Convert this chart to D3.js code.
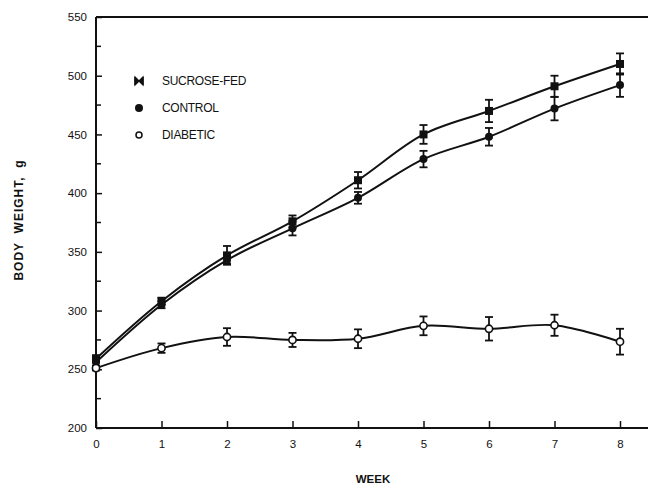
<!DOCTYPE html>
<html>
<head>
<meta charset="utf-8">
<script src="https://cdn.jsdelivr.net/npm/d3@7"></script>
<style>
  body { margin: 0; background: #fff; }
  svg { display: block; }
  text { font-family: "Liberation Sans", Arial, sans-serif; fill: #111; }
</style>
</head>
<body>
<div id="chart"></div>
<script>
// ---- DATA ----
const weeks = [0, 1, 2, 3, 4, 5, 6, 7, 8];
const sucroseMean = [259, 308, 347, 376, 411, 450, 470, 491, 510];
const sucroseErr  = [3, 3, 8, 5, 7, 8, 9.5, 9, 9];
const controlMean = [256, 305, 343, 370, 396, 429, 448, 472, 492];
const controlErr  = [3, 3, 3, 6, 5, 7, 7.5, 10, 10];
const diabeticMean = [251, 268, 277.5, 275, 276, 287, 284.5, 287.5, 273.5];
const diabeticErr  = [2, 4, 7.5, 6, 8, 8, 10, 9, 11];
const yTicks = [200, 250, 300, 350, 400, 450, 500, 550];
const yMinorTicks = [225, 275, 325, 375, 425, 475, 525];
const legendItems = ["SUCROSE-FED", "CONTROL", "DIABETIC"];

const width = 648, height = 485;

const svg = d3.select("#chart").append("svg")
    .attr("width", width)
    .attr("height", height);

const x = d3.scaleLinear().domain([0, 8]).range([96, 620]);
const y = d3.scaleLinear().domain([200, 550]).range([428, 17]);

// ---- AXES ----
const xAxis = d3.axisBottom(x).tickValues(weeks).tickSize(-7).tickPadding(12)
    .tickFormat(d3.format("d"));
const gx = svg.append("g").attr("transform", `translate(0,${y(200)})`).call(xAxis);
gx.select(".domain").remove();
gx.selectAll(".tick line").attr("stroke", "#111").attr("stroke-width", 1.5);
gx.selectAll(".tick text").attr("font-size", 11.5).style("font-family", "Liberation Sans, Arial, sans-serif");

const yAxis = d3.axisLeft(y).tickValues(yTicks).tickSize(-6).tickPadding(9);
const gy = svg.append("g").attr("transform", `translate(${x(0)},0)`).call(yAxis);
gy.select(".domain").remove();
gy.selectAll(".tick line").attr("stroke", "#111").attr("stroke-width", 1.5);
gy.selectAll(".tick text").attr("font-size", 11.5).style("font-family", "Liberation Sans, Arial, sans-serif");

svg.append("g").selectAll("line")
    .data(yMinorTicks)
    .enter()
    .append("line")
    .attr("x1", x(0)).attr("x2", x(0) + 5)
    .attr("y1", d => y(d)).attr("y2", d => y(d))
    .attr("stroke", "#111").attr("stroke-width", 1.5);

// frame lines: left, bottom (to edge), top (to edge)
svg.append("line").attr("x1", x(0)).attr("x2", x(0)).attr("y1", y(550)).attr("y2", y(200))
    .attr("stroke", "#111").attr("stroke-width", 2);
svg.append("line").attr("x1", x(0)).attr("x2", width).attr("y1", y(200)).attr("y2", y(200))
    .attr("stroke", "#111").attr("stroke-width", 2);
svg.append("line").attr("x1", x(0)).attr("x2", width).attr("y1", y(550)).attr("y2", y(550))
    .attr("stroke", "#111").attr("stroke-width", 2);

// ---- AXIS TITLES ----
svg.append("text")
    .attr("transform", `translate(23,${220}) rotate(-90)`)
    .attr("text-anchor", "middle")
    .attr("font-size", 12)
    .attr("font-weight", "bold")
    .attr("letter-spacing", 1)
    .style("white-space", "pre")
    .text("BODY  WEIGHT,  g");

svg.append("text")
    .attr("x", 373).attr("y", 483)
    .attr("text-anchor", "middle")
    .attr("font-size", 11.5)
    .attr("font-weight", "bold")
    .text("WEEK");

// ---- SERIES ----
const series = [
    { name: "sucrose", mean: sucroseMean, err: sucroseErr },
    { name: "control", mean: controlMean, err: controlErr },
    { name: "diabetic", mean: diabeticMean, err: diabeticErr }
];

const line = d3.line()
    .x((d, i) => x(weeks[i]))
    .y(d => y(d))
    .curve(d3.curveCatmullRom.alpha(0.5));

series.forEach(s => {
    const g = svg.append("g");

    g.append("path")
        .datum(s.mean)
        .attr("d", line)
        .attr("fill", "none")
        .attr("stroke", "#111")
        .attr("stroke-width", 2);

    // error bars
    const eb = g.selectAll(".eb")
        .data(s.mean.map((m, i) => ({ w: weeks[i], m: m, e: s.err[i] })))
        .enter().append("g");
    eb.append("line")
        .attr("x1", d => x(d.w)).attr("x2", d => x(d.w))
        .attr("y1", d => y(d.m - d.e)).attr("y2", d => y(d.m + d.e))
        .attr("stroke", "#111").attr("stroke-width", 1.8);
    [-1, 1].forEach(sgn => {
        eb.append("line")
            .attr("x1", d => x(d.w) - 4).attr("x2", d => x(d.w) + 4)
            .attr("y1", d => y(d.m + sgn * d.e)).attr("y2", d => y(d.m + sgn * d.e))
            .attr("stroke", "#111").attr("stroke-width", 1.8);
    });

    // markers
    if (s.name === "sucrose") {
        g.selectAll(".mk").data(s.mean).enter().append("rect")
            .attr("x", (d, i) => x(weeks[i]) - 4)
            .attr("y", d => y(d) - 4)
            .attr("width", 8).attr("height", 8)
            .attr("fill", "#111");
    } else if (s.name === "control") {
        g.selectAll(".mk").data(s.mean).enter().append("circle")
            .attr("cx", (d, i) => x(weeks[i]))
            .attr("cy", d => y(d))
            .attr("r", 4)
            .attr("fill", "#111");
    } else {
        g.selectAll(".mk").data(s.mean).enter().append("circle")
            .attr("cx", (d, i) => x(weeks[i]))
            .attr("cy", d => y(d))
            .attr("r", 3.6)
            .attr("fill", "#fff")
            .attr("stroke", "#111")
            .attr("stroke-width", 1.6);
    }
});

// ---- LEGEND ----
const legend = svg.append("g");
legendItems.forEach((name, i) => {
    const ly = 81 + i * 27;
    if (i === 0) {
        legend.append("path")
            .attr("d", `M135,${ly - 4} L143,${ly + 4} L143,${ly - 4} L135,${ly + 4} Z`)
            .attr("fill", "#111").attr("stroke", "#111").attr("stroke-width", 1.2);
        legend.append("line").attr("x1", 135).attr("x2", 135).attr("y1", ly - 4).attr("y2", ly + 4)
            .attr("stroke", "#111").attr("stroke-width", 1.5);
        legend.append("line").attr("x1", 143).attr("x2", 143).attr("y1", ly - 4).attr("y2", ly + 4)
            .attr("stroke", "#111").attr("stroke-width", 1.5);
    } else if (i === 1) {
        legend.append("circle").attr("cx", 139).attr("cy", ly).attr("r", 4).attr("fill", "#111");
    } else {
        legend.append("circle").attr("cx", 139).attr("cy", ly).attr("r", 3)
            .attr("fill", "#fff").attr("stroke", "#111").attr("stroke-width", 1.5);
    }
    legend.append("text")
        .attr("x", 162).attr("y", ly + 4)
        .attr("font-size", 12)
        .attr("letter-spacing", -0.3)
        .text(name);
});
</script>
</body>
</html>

************

● **AIM OF THE TASK**:
Repeat the data exactly, excluding the pictures.

● **TASK RESPONSE**:
Convert this chart to D3.js code.
<!DOCTYPE html>
<html>
<head>
<meta charset="utf-8">
<script src="https://cdn.jsdelivr.net/npm/d3@7"></script>
<style>
  body { margin: 0; background: #fff; }
  svg { display: block; }
  text { font-family: "Liberation Sans", Arial, sans-serif; fill: #111; }
</style>
</head>
<body>
<div id="chart"></div>
<script>
// ---- DATA ----
const weeks = [0, 1, 2, 3, 4, 5, 6, 7, 8];
const sucroseMean = [259, 308, 347, 376, 411, 450, 470, 491, 510];
const sucroseErr  = [3, 3, 8, 5, 7, 8, 9.5, 9, 9];
const controlMean = [256, 305, 343, 370, 396, 429, 448, 472, 492];
const controlErr  = [3, 3, 3, 6, 5, 7, 7.5, 10, 10];
const diabeticMean = [251, 268, 277.5, 275, 276, 287, 284.5, 287.5, 273.5];
const diabeticErr  = [2, 4, 7.5, 6, 8, 8, 10, 9, 11];
const yTicks = [200, 250, 300, 350, 400, 450, 500, 550];
const yMinorTicks = [225, 275, 325, 375, 425, 475, 525];
const legendItems = ["SUCROSE-FED", "CONTROL", "DIABETIC"];

const width = 648, height = 485;

const svg = d3.select("#chart").append("svg")
    .attr("width", width)
    .attr("height", height);

const x = d3.scaleLinear().domain([0, 8]).range([96, 620]);
const y = d3.scaleLinear().domain([200, 550]).range([428, 17]);

// ---- AXES ----
const xAxis = d3.axisBottom(x).tickValues(weeks).tickSize(-7).tickPadding(12)
    .tickFormat(d3.format("d"));
const gx = svg.append("g").attr("transform", `translate(0,${y(200)})`).call(xAxis);
gx.select(".domain").remove();
gx.selectAll(".tick line").attr("stroke", "#111").attr("stroke-width", 1.5);
gx.selectAll(".tick text").attr("font-size", 11.5).style("font-family", "Liberation Sans, Arial, sans-serif");

const yAxis = d3.axisLeft(y).tickValues(yTicks).tickSize(-6).tickPadding(9);
const gy = svg.append("g").attr("transform", `translate(${x(0)},0)`).call(yAxis);
gy.select(".domain").remove();
gy.selectAll(".tick line").attr("stroke", "#111").attr("stroke-width", 1.5);
gy.selectAll(".tick text").attr("font-size", 11.5).style("font-family", "Liberation Sans, Arial, sans-serif");

svg.append("g").selectAll("line")
    .data(yMinorTicks)
    .enter()
    .append("line")
    .attr("x1", x(0)).attr("x2", x(0) + 5)
    .attr("y1", d => y(d)).attr("y2", d => y(d))
    .attr("stroke", "#111").attr("stroke-width", 1.5);

// frame lines: left, bottom (to edge), top (to edge)
svg.append("line").attr("x1", x(0)).attr("x2", x(0)).attr("y1", y(550)).attr("y2", y(200))
    .attr("stroke", "#111").attr("stroke-width", 2);
svg.append("line").attr("x1", x(0)).attr("x2", width).attr("y1", y(200)).attr("y2", y(200))
    .attr("stroke", "#111").attr("stroke-width", 2);
svg.append("line").attr("x1", x(0)).attr("x2", width).attr("y1", y(550)).attr("y2", y(550))
    .attr("stroke", "#111").attr("stroke-width", 2);

// ---- AXIS TITLES ----
svg.append("text")
    .attr("transform", `translate(23,${220}) rotate(-90)`)
    .attr("text-anchor", "middle")
    .attr("font-size", 12)
    .attr("font-weight", "bold")
    .attr("letter-spacing", 1)
    .style("white-space", "pre")
    .text("BODY  WEIGHT,  g");

svg.append("text")
    .attr("x", 373).attr("y", 483)
    .attr("text-anchor", "middle")
    .attr("font-size", 11.5)
    .attr("font-weight", "bold")
    .text("WEEK");

// ---- SERIES ----
const series = [
    { name: "sucrose", mean: sucroseMean, err: sucroseErr },
    { name: "control", mean: controlMean, err: controlErr },
    { name: "diabetic", mean: diabeticMean, err: diabeticErr }
];

const line = d3.line()
    .x((d, i) => x(weeks[i]))
    .y(d => y(d))
    .curve(d3.curveCatmullRom.alpha(0.5));

series.forEach(s => {
    const g = svg.append("g");

    g.append("path")
        .datum(s.mean)
        .attr("d", line)
        .attr("fill", "none")
        .attr("stroke", "#111")
        .attr("stroke-width", 2);

    // error bars
    const eb = g.selectAll(".eb")
        .data(s.mean.map((m, i) => ({ w: weeks[i], m: m, e: s.err[i] })))
        .enter().append("g");
    eb.append("line")
        .attr("x1", d => x(d.w)).attr("x2", d => x(d.w))
        .attr("y1", d => y(d.m - d.e)).attr("y2", d => y(d.m + d.e))
        .attr("stroke", "#111").attr("stroke-width", 1.8);
    [-1, 1].forEach(sgn => {
        eb.append("line")
            .attr("x1", d => x(d.w) - 4).attr("x2", d => x(d.w) + 4)
            .attr("y1", d => y(d.m + sgn * d.e)).attr("y2", d => y(d.m + sgn * d.e))
            .attr("stroke", "#111").attr("stroke-width", 1.8);
    });

    // markers
    if (s.name === "sucrose") {
        g.selectAll(".mk").data(s.mean).enter().append("rect")
            .attr("x", (d, i) => x(weeks[i]) - 4)
            .attr("y", d => y(d) - 4)
            .attr("width", 8).attr("height", 8)
            .attr("fill", "#111");
    } else if (s.name === "control") {
        g.selectAll(".mk").data(s.mean).enter().append("circle")
            .attr("cx", (d, i) => x(weeks[i]))
            .attr("cy", d => y(d))
            .attr("r", 4)
            .attr("fill", "#111");
    } else {
        g.selectAll(".mk").data(s.mean).enter().append("circle")
            .attr("cx", (d, i) => x(weeks[i]))
            .attr("cy", d => y(d))
            .attr("r", 3.6)
            .attr("fill", "#fff")
            .attr("stroke", "#111")
            .attr("stroke-width", 1.6);
    }
});

// ---- LEGEND ----
const legend = svg.append("g");
legendItems.forEach((name, i) => {
    const ly = 81 + i * 27;
    if (i === 0) {
        legend.append("path")
            .attr("d", `M135,${ly - 4} L143,${ly + 4} L143,${ly - 4} L135,${ly + 4} Z`)
            .attr("fill", "#111").attr("stroke", "#111").attr("stroke-width", 1.2);
        legend.append("line").attr("x1", 135).attr("x2", 135).attr("y1", ly - 4).attr("y2", ly + 4)
            .attr("stroke", "#111").attr("stroke-width", 1.5);
        legend.append("line").attr("x1", 143).attr("x2", 143).attr("y1", ly - 4).attr("y2", ly + 4)
            .attr("stroke", "#111").attr("stroke-width", 1.5);
    } else if (i === 1) {
        legend.append("circle").attr("cx", 139).attr("cy", ly).attr("r", 4).attr("fill", "#111");
    } else {
        legend.append("circle").attr("cx", 139).attr("cy", ly).attr("r", 3)
            .attr("fill", "#fff").attr("stroke", "#111").attr("stroke-width", 1.5);
    }
    legend.append("text")
        .attr("x", 162).attr("y", ly + 4)
        .attr("font-size", 12)
        .attr("letter-spacing", -0.3)
        .text(name);
});
</script>
</body>
</html>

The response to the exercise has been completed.